> _Given request_: Copy each line of the data below exactly, leaving out pictures.

Entries with chart source code
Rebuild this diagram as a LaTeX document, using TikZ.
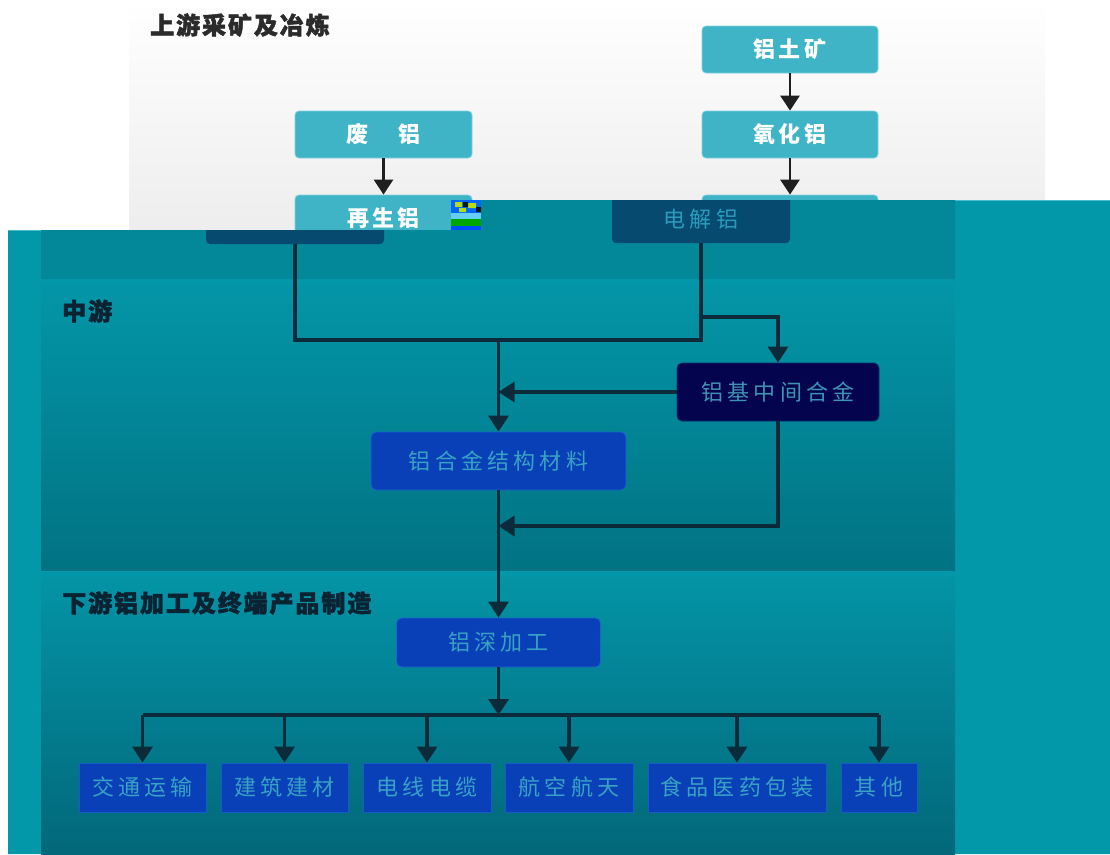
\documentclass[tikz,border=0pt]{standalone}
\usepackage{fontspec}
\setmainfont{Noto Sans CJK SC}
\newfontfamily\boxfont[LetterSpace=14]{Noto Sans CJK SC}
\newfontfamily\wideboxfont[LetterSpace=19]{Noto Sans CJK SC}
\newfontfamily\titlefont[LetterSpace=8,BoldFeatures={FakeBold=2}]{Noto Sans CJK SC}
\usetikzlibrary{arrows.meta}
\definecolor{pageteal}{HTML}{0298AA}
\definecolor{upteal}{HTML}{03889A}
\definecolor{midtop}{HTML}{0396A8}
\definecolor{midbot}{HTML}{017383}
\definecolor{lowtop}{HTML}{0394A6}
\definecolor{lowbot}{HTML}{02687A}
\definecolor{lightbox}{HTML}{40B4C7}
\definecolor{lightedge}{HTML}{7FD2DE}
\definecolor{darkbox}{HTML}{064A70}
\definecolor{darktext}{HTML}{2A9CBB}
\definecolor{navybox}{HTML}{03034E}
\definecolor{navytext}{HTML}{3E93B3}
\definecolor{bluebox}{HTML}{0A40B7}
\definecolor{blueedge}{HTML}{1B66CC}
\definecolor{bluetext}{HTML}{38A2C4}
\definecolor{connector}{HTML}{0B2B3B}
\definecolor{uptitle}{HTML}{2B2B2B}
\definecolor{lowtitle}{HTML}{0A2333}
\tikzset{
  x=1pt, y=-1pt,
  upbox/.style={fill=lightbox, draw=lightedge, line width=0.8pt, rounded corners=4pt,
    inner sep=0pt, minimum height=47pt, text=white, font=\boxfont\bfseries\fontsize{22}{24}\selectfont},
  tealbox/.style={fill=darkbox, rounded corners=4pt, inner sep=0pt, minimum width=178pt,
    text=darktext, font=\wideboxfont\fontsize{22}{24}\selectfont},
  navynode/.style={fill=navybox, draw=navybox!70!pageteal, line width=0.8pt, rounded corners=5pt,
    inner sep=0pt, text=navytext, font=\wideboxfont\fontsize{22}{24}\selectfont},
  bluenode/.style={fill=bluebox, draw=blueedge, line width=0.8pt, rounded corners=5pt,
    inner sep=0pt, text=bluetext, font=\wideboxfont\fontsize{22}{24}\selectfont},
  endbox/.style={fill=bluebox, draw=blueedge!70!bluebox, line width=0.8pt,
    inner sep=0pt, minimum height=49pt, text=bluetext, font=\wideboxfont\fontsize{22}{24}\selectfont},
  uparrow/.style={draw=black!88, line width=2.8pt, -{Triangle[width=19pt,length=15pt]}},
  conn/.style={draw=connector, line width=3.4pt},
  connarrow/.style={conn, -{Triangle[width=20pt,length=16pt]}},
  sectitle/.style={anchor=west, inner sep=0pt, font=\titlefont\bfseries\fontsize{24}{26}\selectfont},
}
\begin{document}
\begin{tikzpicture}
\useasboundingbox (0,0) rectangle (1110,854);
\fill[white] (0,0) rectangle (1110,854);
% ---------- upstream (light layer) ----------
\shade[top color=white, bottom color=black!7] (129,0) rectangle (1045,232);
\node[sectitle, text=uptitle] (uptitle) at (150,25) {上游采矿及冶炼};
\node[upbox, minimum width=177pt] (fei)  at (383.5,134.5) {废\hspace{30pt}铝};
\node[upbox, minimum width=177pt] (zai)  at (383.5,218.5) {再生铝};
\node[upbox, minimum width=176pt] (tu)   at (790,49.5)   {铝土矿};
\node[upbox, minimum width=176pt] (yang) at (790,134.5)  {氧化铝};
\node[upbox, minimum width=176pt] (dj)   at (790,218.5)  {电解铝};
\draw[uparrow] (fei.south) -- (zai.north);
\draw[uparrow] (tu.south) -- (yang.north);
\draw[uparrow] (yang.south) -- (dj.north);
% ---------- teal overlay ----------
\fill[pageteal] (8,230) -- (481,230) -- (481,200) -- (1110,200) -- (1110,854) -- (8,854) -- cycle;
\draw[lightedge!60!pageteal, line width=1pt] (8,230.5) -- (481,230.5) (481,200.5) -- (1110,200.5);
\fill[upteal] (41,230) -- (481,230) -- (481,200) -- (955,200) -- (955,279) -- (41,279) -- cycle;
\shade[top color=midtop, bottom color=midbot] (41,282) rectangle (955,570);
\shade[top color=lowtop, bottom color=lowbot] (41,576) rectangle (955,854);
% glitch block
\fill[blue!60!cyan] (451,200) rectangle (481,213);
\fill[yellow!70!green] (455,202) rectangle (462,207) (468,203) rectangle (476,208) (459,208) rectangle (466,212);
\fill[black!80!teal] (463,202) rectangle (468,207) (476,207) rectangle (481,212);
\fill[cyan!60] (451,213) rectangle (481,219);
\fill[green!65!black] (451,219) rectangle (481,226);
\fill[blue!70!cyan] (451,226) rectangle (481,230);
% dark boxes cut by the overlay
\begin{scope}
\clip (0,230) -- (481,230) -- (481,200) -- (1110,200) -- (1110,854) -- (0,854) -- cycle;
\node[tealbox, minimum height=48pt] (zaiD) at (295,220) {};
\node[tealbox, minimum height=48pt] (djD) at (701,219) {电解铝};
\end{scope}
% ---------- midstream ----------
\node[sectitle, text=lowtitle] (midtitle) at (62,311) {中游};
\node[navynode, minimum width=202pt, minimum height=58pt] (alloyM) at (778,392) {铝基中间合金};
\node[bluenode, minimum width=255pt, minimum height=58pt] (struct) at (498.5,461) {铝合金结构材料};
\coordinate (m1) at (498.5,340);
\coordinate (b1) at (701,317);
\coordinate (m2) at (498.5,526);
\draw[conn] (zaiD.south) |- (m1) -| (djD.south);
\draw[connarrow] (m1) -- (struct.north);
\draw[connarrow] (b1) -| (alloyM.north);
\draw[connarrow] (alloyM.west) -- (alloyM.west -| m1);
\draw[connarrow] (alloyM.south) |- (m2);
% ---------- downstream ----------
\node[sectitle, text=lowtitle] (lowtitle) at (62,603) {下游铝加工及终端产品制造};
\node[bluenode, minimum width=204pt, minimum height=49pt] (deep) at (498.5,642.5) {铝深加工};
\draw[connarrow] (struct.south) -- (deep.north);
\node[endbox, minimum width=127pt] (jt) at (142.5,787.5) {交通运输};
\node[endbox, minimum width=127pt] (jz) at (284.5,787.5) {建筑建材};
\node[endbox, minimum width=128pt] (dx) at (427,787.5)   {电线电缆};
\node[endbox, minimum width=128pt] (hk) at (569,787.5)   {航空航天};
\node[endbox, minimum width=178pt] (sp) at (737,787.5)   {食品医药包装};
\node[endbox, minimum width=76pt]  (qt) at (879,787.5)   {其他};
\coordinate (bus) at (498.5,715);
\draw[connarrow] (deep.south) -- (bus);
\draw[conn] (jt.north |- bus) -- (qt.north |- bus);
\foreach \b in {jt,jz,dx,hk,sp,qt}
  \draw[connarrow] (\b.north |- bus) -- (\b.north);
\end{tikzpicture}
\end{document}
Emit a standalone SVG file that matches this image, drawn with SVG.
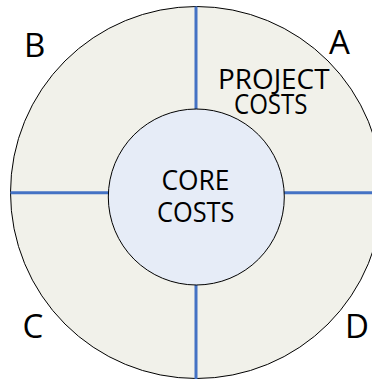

> _Reply_:
Rebuild this diagram as a LaTeX document, using TikZ.
\documentclass[tikz,border=0pt]{standalone}
\usepackage{fontspec}
\setmainfont{Noto Sans CJK SC}
\newfontfamily\boxfont[LetterSpace=14]{Noto Sans CJK SC}
\newfontfamily\wideboxfont[LetterSpace=19]{Noto Sans CJK SC}
\newfontfamily\titlefont[LetterSpace=8,BoldFeatures={FakeBold=2}]{Noto Sans CJK SC}
\usetikzlibrary{arrows.meta}
\definecolor{pageteal}{HTML}{0298AA}
\definecolor{upteal}{HTML}{03889A}
\definecolor{midtop}{HTML}{0396A8}
\definecolor{midbot}{HTML}{017383}
\definecolor{lowtop}{HTML}{0394A6}
\definecolor{lowbot}{HTML}{02687A}
\definecolor{lightbox}{HTML}{40B4C7}
\definecolor{lightedge}{HTML}{7FD2DE}
\definecolor{darkbox}{HTML}{064A70}
\definecolor{darktext}{HTML}{2A9CBB}
\definecolor{navybox}{HTML}{03034E}
\definecolor{navytext}{HTML}{3E93B3}
\definecolor{bluebox}{HTML}{0A40B7}
\definecolor{blueedge}{HTML}{1B66CC}
\definecolor{bluetext}{HTML}{38A2C4}
\definecolor{connector}{HTML}{0B2B3B}
\definecolor{uptitle}{HTML}{2B2B2B}
\definecolor{lowtitle}{HTML}{0A2333}
\tikzset{
  x=1pt, y=-1pt,
  upbox/.style={fill=lightbox, draw=lightedge, line width=0.8pt, rounded corners=4pt,
    inner sep=0pt, minimum height=47pt, text=white, font=\boxfont\bfseries\fontsize{22}{24}\selectfont},
  tealbox/.style={fill=darkbox, rounded corners=4pt, inner sep=0pt, minimum width=178pt,
    text=darktext, font=\wideboxfont\fontsize{22}{24}\selectfont},
  navynode/.style={fill=navybox, draw=navybox!70!pageteal, line width=0.8pt, rounded corners=5pt,
    inner sep=0pt, text=navytext, font=\wideboxfont\fontsize{22}{24}\selectfont},
  bluenode/.style={fill=bluebox, draw=blueedge, line width=0.8pt, rounded corners=5pt,
    inner sep=0pt, text=bluetext, font=\wideboxfont\fontsize{22}{24}\selectfont},
  endbox/.style={fill=bluebox, draw=blueedge!70!bluebox, line width=0.8pt,
    inner sep=0pt, minimum height=49pt, text=bluetext, font=\wideboxfont\fontsize{22}{24}\selectfont},
  uparrow/.style={draw=black!88, line width=2.8pt, -{Triangle[width=19pt,length=15pt]}},
  conn/.style={draw=connector, line width=3.4pt},
  connarrow/.style={conn, -{Triangle[width=20pt,length=16pt]}},
  sectitle/.style={anchor=west, inner sep=0pt, font=\titlefont\bfseries\fontsize{24}{26}\selectfont},
}
\begin{document}
\begin{tikzpicture}
\useasboundingbox (0,0) rectangle (1110,854);
\fill[white] (0,0) rectangle (1110,854);
% ---------- upstream (light layer) ----------
\shade[top color=white, bottom color=black!7] (129,0) rectangle (1045,232);
\node[sectitle, text=uptitle] (uptitle) at (150,25) {上游采矿及冶炼};
\node[upbox, minimum width=177pt] (fei)  at (383.5,134.5) {废\hspace{30pt}铝};
\node[upbox, minimum width=177pt] (zai)  at (383.5,218.5) {再生铝};
\node[upbox, minimum width=176pt] (tu)   at (790,49.5)   {铝土矿};
\node[upbox, minimum width=176pt] (yang) at (790,134.5)  {氧化铝};
\node[upbox, minimum width=176pt] (dj)   at (790,218.5)  {电解铝};
\draw[uparrow] (fei.south) -- (zai.north);
\draw[uparrow] (tu.south) -- (yang.north);
\draw[uparrow] (yang.south) -- (dj.north);
% ---------- teal overlay ----------
\fill[pageteal] (8,230) -- (481,230) -- (481,200) -- (1110,200) -- (1110,854) -- (8,854) -- cycle;
\draw[lightedge!60!pageteal, line width=1pt] (8,230.5) -- (481,230.5) (481,200.5) -- (1110,200.5);
\fill[upteal] (41,230) -- (481,230) -- (481,200) -- (955,200) -- (955,279) -- (41,279) -- cycle;
\shade[top color=midtop, bottom color=midbot] (41,282) rectangle (955,570);
\shade[top color=lowtop, bottom color=lowbot] (41,576) rectangle (955,854);
% glitch block
\fill[blue!60!cyan] (451,200) rectangle (481,213);
\fill[yellow!70!green] (455,202) rectangle (462,207) (468,203) rectangle (476,208) (459,208) rectangle (466,212);
\fill[black!80!teal] (463,202) rectangle (468,207) (476,207) rectangle (481,212);
\fill[cyan!60] (451,213) rectangle (481,219);
\fill[green!65!black] (451,219) rectangle (481,226);
\fill[blue!70!cyan] (451,226) rectangle (481,230);
% dark boxes cut by the overlay
\begin{scope}
\clip (0,230) -- (481,230) -- (481,200) -- (1110,200) -- (1110,854) -- (0,854) -- cycle;
\node[tealbox, minimum height=48pt] (zaiD) at (295,220) {};
\node[tealbox, minimum height=48pt] (djD) at (701,219) {电解铝};
\end{scope}
% ---------- midstream ----------
\node[sectitle, text=lowtitle] (midtitle) at (62,311) {中游};
\node[navynode, minimum width=202pt, minimum height=58pt] (alloyM) at (778,392) {铝基中间合金};
\node[bluenode, minimum width=255pt, minimum height=58pt] (struct) at (498.5,461) {铝合金结构材料};
\coordinate (m1) at (498.5,340);
\coordinate (b1) at (701,317);
\coordinate (m2) at (498.5,526);
\draw[conn] (zaiD.south) |- (m1) -| (djD.south);
\draw[connarrow] (m1) -- (struct.north);
\draw[connarrow] (b1) -| (alloyM.north);
\draw[connarrow] (alloyM.west) -- (alloyM.west -| m1);
\draw[connarrow] (alloyM.south) |- (m2);
% ---------- downstream ----------
\node[sectitle, text=lowtitle] (lowtitle) at (62,603) {下游铝加工及终端产品制造};
\node[bluenode, minimum width=204pt, minimum height=49pt] (deep) at (498.5,642.5) {铝深加工};
\draw[connarrow] (struct.south) -- (deep.north);
\node[endbox, minimum width=127pt] (jt) at (142.5,787.5) {交通运输};
\node[endbox, minimum width=127pt] (jz) at (284.5,787.5) {建筑建材};
\node[endbox, minimum width=128pt] (dx) at (427,787.5)   {电线电缆};
\node[endbox, minimum width=128pt] (hk) at (569,787.5)   {航空航天};
\node[endbox, minimum width=178pt] (sp) at (737,787.5)   {食品医药包装};
\node[endbox, minimum width=76pt]  (qt) at (879,787.5)   {其他};
\coordinate (bus) at (498.5,715);
\draw[connarrow] (deep.south) -- (bus);
\draw[conn] (jt.north |- bus) -- (qt.north |- bus);
\foreach \b in {jt,jz,dx,hk,sp,qt}
  \draw[connarrow] (\b.north |- bus) -- (\b.north);
\end{tikzpicture}
\end{document}
Emit a standalone SVG file that matches this image, drawn with SVG.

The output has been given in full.